Here's the conceptual flow of a zone transfer attempt:
import dns.query
import dns.zone
from dns.exception import DNSException
def attempt_zone_transfer(nameserver, zone_name):
"""Attempt AXFR against a nameserver for a given zone."""
try:
zone = dns.zone.from_xfr(
dns.query.xfr(nameserver, zone_name, timeout=30)
)
# Convert zone to text format
zone_text = []
for name, node in zone.nodes.items():
for rdataset in node.rdatasets:
for rdata in rdataset:
zone_text.append(
f"{name} {rdataset.ttl} {rdataset.rdclass} "
f"{rdataset.rdtype} {rdata}"
)
return '\n'.join(sorted(zone_text))
except DNSException as e:
# Zone transfer refused or failed
return None
The magic happens in what comes next. Each successful zone transfer gets written to a file named after the TLD and nameserver. The script then commits these files to the repository. Git's diff engine automatically tracks what changed between runs: new nameserver entries appear as additions, removed servers show as deletions, and modifications to existing records are clearly highlighted.

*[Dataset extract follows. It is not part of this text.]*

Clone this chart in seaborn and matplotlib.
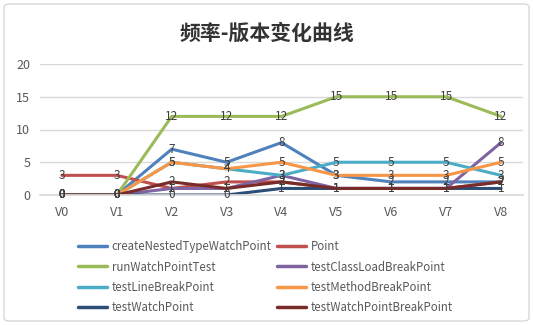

This approach leverages Git as an unintended time-series database. Want to know when the .ai TLD added a new nameserver? Run git log -p -- ai/ and grep for additions. Curious about how many times .io's zone file has changed in the past month? Check the commit history. Need to correlate DNS changes with an outage? The commit timestamps provide precise temporal data.
The system maintains a list of TLD nameservers by querying the root zone itself. This creates a self-updating loop: as new TLDs are added to the root zone (which happens regularly as ICANN approves new gTLDs), TLDR automatically discovers and begins monitoring them. The architecture inherently scales with the DNS ecosystem.
What makes this particularly valuable for researchers is the ability to track policy changes through DNS records. When a TLD switches registry operators, you'll see wholesale changes to NS records and potentially SOA parameters. When a ccTLD modernizes its infrastructure, the evidence appears in updated nameserver addresses or the addition of IPv6 glue records. The Git history becomes a forensic timeline of internet governance decisions.
The two-hour update cadence balances freshness with repository bloat. DNS zone files at the TLD level don't change minute-to-minute like application-layer data. A nameserver addition is a significant infrastructure event that involves planning and coordination. Two hours provides sufficient resolution to catch these changes while preventing the repository from growing to unmanageable sizes too quickly (though as we'll discuss, this becomes a problem eventually).
Gotcha
The original TLDR project is explicitly deprecated, which is the first and most critical limitation to understand. The creator archived it in favor of TLDR-2, a fork maintained by flotwig that continues the monitoring effort with updated infrastructure. If you're reading this in 2024 or later, you should be looking at TLDR-2 instead of this repository. The data here is frozen in time, which ironically makes it useful only as historical snapshot, not as an ongoing research tool.
Beyond the maintenance status, there's a fundamental sampling bias: TLDR only captures TLDs that allow zone transfers. Many modern TLDs explicitly disable AXFR requests, making their zone data invisible to this approach. You're not getting a complete picture of the DNS landscape—you're seeing the subset of operators who chose transparency over control. This creates blind spots in research that assumes comprehensive coverage.
Repository size becomes unwieldy over time. Every commit adds to the total size, and Git isn't optimized for this use case. Cloning a repository with thousands of commits, each containing full zone file snapshots, takes considerable time and disk space. Shallow clones help but limit historical analysis. This is a fundamental tension between Git's design (optimized for source code) and TLDR's use case (storing large, frequently-changing datasets). Some researchers have resorted to exporting specific date ranges rather than working with the full repository.
Verdict
Use if: You're researching DNS infrastructure evolution, studying TLD operational practices, need historical DNS data for security research, or want to understand which TLDs operate with transparency. It's particularly valuable for academic work on internet governance or as a dataset for training DNS anomaly detection systems. However, immediately migrate to the TLDR-2 fork (flotwig/TLDR-2) for any active monitoring needs—this original repository is deprecated and no longer updated. Skip if: You need real-time DNS intelligence (two-hour lags are too slow), require comprehensive coverage of all TLDs (many block zone transfers), or can't tolerate the repository size (multi-gigabyte clones). Also skip if you're looking for subdomain enumeration data—this captures TLD-level nameservers, not individual domain records. For enterprise DNS monitoring, this approach doesn't translate; corporate zone transfers should remain locked down.